### DATASET EXCERPT

--------------------

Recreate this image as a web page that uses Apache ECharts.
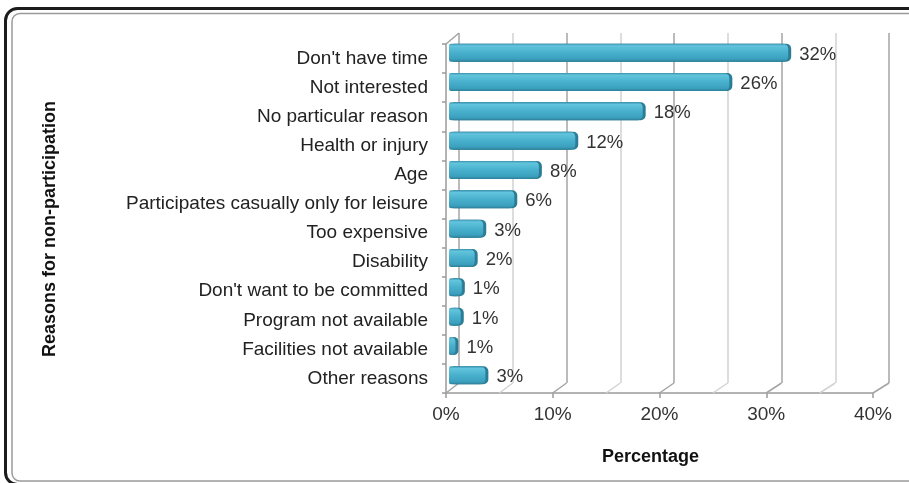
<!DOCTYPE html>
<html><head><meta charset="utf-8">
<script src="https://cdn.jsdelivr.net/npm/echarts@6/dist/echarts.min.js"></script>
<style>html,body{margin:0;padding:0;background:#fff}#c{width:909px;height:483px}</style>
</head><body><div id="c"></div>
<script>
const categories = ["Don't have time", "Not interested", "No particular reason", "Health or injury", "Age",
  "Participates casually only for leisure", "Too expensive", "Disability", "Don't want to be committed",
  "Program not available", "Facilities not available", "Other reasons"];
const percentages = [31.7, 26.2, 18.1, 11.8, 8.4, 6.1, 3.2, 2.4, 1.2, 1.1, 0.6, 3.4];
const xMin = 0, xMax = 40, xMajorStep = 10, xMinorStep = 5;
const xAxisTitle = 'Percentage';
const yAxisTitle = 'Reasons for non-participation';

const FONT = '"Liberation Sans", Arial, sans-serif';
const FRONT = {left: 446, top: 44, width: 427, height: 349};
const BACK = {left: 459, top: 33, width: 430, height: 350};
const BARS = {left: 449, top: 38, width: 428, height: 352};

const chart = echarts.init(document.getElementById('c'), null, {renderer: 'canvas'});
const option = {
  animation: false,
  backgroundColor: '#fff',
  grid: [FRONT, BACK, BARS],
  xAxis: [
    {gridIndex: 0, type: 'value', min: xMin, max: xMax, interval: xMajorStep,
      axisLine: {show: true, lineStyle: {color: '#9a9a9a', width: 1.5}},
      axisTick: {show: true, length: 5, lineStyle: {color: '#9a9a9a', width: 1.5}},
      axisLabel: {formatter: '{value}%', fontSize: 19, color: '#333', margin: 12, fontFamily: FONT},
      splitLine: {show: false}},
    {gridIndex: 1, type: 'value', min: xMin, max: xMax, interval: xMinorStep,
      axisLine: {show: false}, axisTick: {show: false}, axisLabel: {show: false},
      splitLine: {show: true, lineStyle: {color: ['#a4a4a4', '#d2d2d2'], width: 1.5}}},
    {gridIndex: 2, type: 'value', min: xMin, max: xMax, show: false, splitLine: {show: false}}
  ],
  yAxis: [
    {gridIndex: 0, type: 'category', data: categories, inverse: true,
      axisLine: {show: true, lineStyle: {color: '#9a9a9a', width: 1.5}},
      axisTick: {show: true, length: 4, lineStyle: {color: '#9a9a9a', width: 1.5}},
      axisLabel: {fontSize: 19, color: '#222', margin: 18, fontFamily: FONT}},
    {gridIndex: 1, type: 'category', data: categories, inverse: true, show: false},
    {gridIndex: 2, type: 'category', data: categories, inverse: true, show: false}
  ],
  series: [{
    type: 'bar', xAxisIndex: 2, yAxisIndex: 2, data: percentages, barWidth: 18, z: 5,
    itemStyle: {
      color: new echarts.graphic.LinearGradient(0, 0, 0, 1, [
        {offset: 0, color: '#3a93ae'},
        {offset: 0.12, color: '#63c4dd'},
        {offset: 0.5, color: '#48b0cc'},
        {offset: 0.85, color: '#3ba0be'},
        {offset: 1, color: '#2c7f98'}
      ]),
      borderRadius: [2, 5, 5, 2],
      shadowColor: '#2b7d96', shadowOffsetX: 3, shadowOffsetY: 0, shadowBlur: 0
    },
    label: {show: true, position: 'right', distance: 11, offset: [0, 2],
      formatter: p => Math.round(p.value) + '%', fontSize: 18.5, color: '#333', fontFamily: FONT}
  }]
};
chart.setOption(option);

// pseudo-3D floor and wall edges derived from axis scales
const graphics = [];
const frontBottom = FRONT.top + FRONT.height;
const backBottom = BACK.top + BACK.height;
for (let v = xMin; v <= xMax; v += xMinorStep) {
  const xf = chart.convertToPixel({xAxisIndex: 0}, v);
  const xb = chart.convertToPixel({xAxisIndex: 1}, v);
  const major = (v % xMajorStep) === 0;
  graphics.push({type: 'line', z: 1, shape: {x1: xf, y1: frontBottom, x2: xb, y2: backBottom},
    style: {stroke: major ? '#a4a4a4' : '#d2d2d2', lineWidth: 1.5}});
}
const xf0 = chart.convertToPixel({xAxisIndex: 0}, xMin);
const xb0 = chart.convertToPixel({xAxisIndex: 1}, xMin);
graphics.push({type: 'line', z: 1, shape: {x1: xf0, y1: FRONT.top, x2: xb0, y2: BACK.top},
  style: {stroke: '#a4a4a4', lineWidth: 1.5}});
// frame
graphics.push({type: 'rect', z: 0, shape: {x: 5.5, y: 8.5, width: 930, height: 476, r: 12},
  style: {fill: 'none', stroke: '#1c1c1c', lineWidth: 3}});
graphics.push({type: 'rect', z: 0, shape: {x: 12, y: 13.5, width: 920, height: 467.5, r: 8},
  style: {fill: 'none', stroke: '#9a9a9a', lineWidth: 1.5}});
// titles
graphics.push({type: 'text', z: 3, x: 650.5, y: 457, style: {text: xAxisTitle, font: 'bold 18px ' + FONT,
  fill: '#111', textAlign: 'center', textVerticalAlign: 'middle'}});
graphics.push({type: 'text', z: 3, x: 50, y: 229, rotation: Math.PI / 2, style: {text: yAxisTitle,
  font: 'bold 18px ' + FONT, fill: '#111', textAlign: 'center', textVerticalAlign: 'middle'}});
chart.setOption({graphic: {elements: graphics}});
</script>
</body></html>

--------------------

### INSTRUCTIONS TO FOLLOW
Reproduce every line above as written, skipping pictures.

### SOLUTION FOR THIS TASK
Recreate this image as a web page that uses Apache ECharts.
<!DOCTYPE html>
<html><head><meta charset="utf-8">
<script src="https://cdn.jsdelivr.net/npm/echarts@6/dist/echarts.min.js"></script>
<style>html,body{margin:0;padding:0;background:#fff}#c{width:909px;height:483px}</style>
</head><body><div id="c"></div>
<script>
const categories = ["Don't have time", "Not interested", "No particular reason", "Health or injury", "Age",
  "Participates casually only for leisure", "Too expensive", "Disability", "Don't want to be committed",
  "Program not available", "Facilities not available", "Other reasons"];
const percentages = [31.7, 26.2, 18.1, 11.8, 8.4, 6.1, 3.2, 2.4, 1.2, 1.1, 0.6, 3.4];
const xMin = 0, xMax = 40, xMajorStep = 10, xMinorStep = 5;
const xAxisTitle = 'Percentage';
const yAxisTitle = 'Reasons for non-participation';

const FONT = '"Liberation Sans", Arial, sans-serif';
const FRONT = {left: 446, top: 44, width: 427, height: 349};
const BACK = {left: 459, top: 33, width: 430, height: 350};
const BARS = {left: 449, top: 38, width: 428, height: 352};

const chart = echarts.init(document.getElementById('c'), null, {renderer: 'canvas'});
const option = {
  animation: false,
  backgroundColor: '#fff',
  grid: [FRONT, BACK, BARS],
  xAxis: [
    {gridIndex: 0, type: 'value', min: xMin, max: xMax, interval: xMajorStep,
      axisLine: {show: true, lineStyle: {color: '#9a9a9a', width: 1.5}},
      axisTick: {show: true, length: 5, lineStyle: {color: '#9a9a9a', width: 1.5}},
      axisLabel: {formatter: '{value}%', fontSize: 19, color: '#333', margin: 12, fontFamily: FONT},
      splitLine: {show: false}},
    {gridIndex: 1, type: 'value', min: xMin, max: xMax, interval: xMinorStep,
      axisLine: {show: false}, axisTick: {show: false}, axisLabel: {show: false},
      splitLine: {show: true, lineStyle: {color: ['#a4a4a4', '#d2d2d2'], width: 1.5}}},
    {gridIndex: 2, type: 'value', min: xMin, max: xMax, show: false, splitLine: {show: false}}
  ],
  yAxis: [
    {gridIndex: 0, type: 'category', data: categories, inverse: true,
      axisLine: {show: true, lineStyle: {color: '#9a9a9a', width: 1.5}},
      axisTick: {show: true, length: 4, lineStyle: {color: '#9a9a9a', width: 1.5}},
      axisLabel: {fontSize: 19, color: '#222', margin: 18, fontFamily: FONT}},
    {gridIndex: 1, type: 'category', data: categories, inverse: true, show: false},
    {gridIndex: 2, type: 'category', data: categories, inverse: true, show: false}
  ],
  series: [{
    type: 'bar', xAxisIndex: 2, yAxisIndex: 2, data: percentages, barWidth: 18, z: 5,
    itemStyle: {
      color: new echarts.graphic.LinearGradient(0, 0, 0, 1, [
        {offset: 0, color: '#3a93ae'},
        {offset: 0.12, color: '#63c4dd'},
        {offset: 0.5, color: '#48b0cc'},
        {offset: 0.85, color: '#3ba0be'},
        {offset: 1, color: '#2c7f98'}
      ]),
      borderRadius: [2, 5, 5, 2],
      shadowColor: '#2b7d96', shadowOffsetX: 3, shadowOffsetY: 0, shadowBlur: 0
    },
    label: {show: true, position: 'right', distance: 11, offset: [0, 2],
      formatter: p => Math.round(p.value) + '%', fontSize: 18.5, color: '#333', fontFamily: FONT}
  }]
};
chart.setOption(option);

// pseudo-3D floor and wall edges derived from axis scales
const graphics = [];
const frontBottom = FRONT.top + FRONT.height;
const backBottom = BACK.top + BACK.height;
for (let v = xMin; v <= xMax; v += xMinorStep) {
  const xf = chart.convertToPixel({xAxisIndex: 0}, v);
  const xb = chart.convertToPixel({xAxisIndex: 1}, v);
  const major = (v % xMajorStep) === 0;
  graphics.push({type: 'line', z: 1, shape: {x1: xf, y1: frontBottom, x2: xb, y2: backBottom},
    style: {stroke: major ? '#a4a4a4' : '#d2d2d2', lineWidth: 1.5}});
}
const xf0 = chart.convertToPixel({xAxisIndex: 0}, xMin);
const xb0 = chart.convertToPixel({xAxisIndex: 1}, xMin);
graphics.push({type: 'line', z: 1, shape: {x1: xf0, y1: FRONT.top, x2: xb0, y2: BACK.top},
  style: {stroke: '#a4a4a4', lineWidth: 1.5}});
// frame
graphics.push({type: 'rect', z: 0, shape: {x: 5.5, y: 8.5, width: 930, height: 476, r: 12},
  style: {fill: 'none', stroke: '#1c1c1c', lineWidth: 3}});
graphics.push({type: 'rect', z: 0, shape: {x: 12, y: 13.5, width: 920, height: 467.5, r: 8},
  style: {fill: 'none', stroke: '#9a9a9a', lineWidth: 1.5}});
// titles
graphics.push({type: 'text', z: 3, x: 650.5, y: 457, style: {text: xAxisTitle, font: 'bold 18px ' + FONT,
  fill: '#111', textAlign: 'center', textVerticalAlign: 'middle'}});
graphics.push({type: 'text', z: 3, x: 50, y: 229, rotation: Math.PI / 2, style: {text: yAxisTitle,
  font: 'bold 18px ' + FONT, fill: '#111', textAlign: 'center', textVerticalAlign: 'middle'}});
chart.setOption({graphic: {elements: graphics}});
</script>
</body></html>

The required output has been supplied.